--- begin Data extract ---

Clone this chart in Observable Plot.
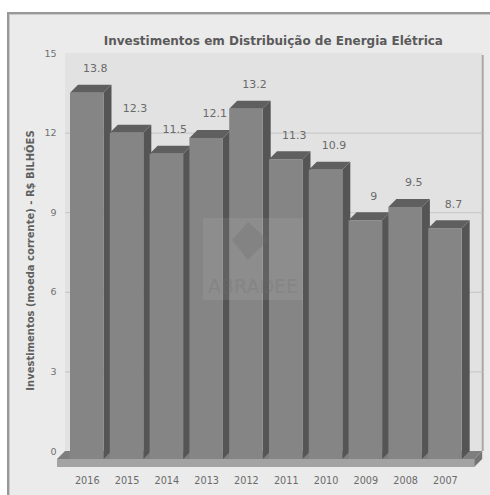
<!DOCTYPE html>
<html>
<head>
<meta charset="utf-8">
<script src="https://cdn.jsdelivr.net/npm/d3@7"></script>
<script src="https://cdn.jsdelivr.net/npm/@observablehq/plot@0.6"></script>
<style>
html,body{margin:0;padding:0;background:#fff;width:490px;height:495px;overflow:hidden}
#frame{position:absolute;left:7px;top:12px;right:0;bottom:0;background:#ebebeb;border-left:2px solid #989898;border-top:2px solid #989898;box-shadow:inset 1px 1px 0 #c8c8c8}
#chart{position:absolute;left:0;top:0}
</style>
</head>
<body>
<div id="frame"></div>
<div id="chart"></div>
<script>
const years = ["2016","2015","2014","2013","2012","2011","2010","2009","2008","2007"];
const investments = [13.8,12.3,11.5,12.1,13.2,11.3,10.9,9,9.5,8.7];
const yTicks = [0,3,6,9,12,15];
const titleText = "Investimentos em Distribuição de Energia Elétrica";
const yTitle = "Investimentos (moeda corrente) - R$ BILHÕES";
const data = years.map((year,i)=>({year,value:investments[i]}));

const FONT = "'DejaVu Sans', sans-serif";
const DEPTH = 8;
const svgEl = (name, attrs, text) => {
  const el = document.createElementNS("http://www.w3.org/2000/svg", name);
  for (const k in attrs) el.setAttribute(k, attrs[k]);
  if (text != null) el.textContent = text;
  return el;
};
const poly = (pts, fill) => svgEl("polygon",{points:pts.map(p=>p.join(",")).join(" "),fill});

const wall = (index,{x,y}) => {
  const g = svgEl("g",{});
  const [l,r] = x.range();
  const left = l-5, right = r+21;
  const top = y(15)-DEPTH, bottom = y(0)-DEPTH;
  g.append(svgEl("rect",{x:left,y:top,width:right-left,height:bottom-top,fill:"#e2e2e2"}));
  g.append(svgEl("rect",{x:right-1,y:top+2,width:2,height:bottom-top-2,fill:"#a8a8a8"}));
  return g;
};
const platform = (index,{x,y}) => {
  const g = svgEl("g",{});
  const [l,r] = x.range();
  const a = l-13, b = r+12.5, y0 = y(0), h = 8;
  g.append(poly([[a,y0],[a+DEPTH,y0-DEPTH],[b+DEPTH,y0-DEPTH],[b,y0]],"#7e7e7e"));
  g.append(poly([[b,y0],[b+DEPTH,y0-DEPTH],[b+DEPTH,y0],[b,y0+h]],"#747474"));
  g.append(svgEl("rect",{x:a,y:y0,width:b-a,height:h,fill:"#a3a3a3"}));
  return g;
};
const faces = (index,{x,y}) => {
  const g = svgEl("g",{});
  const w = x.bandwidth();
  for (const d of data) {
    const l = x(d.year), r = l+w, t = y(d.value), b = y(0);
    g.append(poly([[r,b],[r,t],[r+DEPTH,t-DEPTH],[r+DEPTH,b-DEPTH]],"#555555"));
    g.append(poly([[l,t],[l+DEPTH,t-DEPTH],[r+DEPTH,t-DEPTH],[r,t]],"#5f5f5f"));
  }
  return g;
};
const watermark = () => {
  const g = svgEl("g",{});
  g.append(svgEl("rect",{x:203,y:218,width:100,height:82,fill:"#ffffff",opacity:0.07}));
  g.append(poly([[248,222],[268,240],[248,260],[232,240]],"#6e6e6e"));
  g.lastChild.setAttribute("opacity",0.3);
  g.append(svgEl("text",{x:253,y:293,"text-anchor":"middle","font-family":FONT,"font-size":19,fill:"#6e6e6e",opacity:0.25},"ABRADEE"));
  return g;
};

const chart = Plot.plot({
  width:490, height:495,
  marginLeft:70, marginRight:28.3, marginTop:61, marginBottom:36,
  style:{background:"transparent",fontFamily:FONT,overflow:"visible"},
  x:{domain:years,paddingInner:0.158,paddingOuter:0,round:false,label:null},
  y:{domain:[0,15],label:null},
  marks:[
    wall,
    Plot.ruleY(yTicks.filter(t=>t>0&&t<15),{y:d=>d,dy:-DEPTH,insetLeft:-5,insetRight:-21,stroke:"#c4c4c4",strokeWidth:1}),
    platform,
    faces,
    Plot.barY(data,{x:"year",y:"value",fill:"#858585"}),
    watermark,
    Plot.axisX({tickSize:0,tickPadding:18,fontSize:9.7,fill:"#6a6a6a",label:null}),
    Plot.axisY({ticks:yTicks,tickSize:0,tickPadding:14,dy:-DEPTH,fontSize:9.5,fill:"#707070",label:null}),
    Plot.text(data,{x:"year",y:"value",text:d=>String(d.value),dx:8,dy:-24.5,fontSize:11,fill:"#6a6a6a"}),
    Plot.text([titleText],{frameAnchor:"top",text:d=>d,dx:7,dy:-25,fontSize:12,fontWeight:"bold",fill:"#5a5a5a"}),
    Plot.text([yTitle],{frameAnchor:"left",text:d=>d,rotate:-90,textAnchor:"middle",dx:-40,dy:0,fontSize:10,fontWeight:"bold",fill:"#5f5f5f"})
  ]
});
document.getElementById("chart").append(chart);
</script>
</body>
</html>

--- end Data extract ---

:: Exercise task ::
Each line of the material must be retyped exactly, except that images are omitted.

:: Written answer ::
Clone this chart in Observable Plot.
<!DOCTYPE html>
<html>
<head>
<meta charset="utf-8">
<script src="https://cdn.jsdelivr.net/npm/d3@7"></script>
<script src="https://cdn.jsdelivr.net/npm/@observablehq/plot@0.6"></script>
<style>
html,body{margin:0;padding:0;background:#fff;width:490px;height:495px;overflow:hidden}
#frame{position:absolute;left:7px;top:12px;right:0;bottom:0;background:#ebebeb;border-left:2px solid #989898;border-top:2px solid #989898;box-shadow:inset 1px 1px 0 #c8c8c8}
#chart{position:absolute;left:0;top:0}
</style>
</head>
<body>
<div id="frame"></div>
<div id="chart"></div>
<script>
const years = ["2016","2015","2014","2013","2012","2011","2010","2009","2008","2007"];
const investments = [13.8,12.3,11.5,12.1,13.2,11.3,10.9,9,9.5,8.7];
const yTicks = [0,3,6,9,12,15];
const titleText = "Investimentos em Distribuição de Energia Elétrica";
const yTitle = "Investimentos (moeda corrente) - R$ BILHÕES";
const data = years.map((year,i)=>({year,value:investments[i]}));

const FONT = "'DejaVu Sans', sans-serif";
const DEPTH = 8;
const svgEl = (name, attrs, text) => {
  const el = document.createElementNS("http://www.w3.org/2000/svg", name);
  for (const k in attrs) el.setAttribute(k, attrs[k]);
  if (text != null) el.textContent = text;
  return el;
};
const poly = (pts, fill) => svgEl("polygon",{points:pts.map(p=>p.join(",")).join(" "),fill});

const wall = (index,{x,y}) => {
  const g = svgEl("g",{});
  const [l,r] = x.range();
  const left = l-5, right = r+21;
  const top = y(15)-DEPTH, bottom = y(0)-DEPTH;
  g.append(svgEl("rect",{x:left,y:top,width:right-left,height:bottom-top,fill:"#e2e2e2"}));
  g.append(svgEl("rect",{x:right-1,y:top+2,width:2,height:bottom-top-2,fill:"#a8a8a8"}));
  return g;
};
const platform = (index,{x,y}) => {
  const g = svgEl("g",{});
  const [l,r] = x.range();
  const a = l-13, b = r+12.5, y0 = y(0), h = 8;
  g.append(poly([[a,y0],[a+DEPTH,y0-DEPTH],[b+DEPTH,y0-DEPTH],[b,y0]],"#7e7e7e"));
  g.append(poly([[b,y0],[b+DEPTH,y0-DEPTH],[b+DEPTH,y0],[b,y0+h]],"#747474"));
  g.append(svgEl("rect",{x:a,y:y0,width:b-a,height:h,fill:"#a3a3a3"}));
  return g;
};
const faces = (index,{x,y}) => {
  const g = svgEl("g",{});
  const w = x.bandwidth();
  for (const d of data) {
    const l = x(d.year), r = l+w, t = y(d.value), b = y(0);
    g.append(poly([[r,b],[r,t],[r+DEPTH,t-DEPTH],[r+DEPTH,b-DEPTH]],"#555555"));
    g.append(poly([[l,t],[l+DEPTH,t-DEPTH],[r+DEPTH,t-DEPTH],[r,t]],"#5f5f5f"));
  }
  return g;
};
const watermark = () => {
  const g = svgEl("g",{});
  g.append(svgEl("rect",{x:203,y:218,width:100,height:82,fill:"#ffffff",opacity:0.07}));
  g.append(poly([[248,222],[268,240],[248,260],[232,240]],"#6e6e6e"));
  g.lastChild.setAttribute("opacity",0.3);
  g.append(svgEl("text",{x:253,y:293,"text-anchor":"middle","font-family":FONT,"font-size":19,fill:"#6e6e6e",opacity:0.25},"ABRADEE"));
  return g;
};

const chart = Plot.plot({
  width:490, height:495,
  marginLeft:70, marginRight:28.3, marginTop:61, marginBottom:36,
  style:{background:"transparent",fontFamily:FONT,overflow:"visible"},
  x:{domain:years,paddingInner:0.158,paddingOuter:0,round:false,label:null},
  y:{domain:[0,15],label:null},
  marks:[
    wall,
    Plot.ruleY(yTicks.filter(t=>t>0&&t<15),{y:d=>d,dy:-DEPTH,insetLeft:-5,insetRight:-21,stroke:"#c4c4c4",strokeWidth:1}),
    platform,
    faces,
    Plot.barY(data,{x:"year",y:"value",fill:"#858585"}),
    watermark,
    Plot.axisX({tickSize:0,tickPadding:18,fontSize:9.7,fill:"#6a6a6a",label:null}),
    Plot.axisY({ticks:yTicks,tickSize:0,tickPadding:14,dy:-DEPTH,fontSize:9.5,fill:"#707070",label:null}),
    Plot.text(data,{x:"year",y:"value",text:d=>String(d.value),dx:8,dy:-24.5,fontSize:11,fill:"#6a6a6a"}),
    Plot.text([titleText],{frameAnchor:"top",text:d=>d,dx:7,dy:-25,fontSize:12,fontWeight:"bold",fill:"#5a5a5a"}),
    Plot.text([yTitle],{frameAnchor:"left",text:d=>d,rotate:-90,textAnchor:"middle",dx:-40,dy:0,fontSize:10,fontWeight:"bold",fill:"#5f5f5f"})
  ]
});
document.getElementById("chart").append(chart);
</script>
</body>
</html>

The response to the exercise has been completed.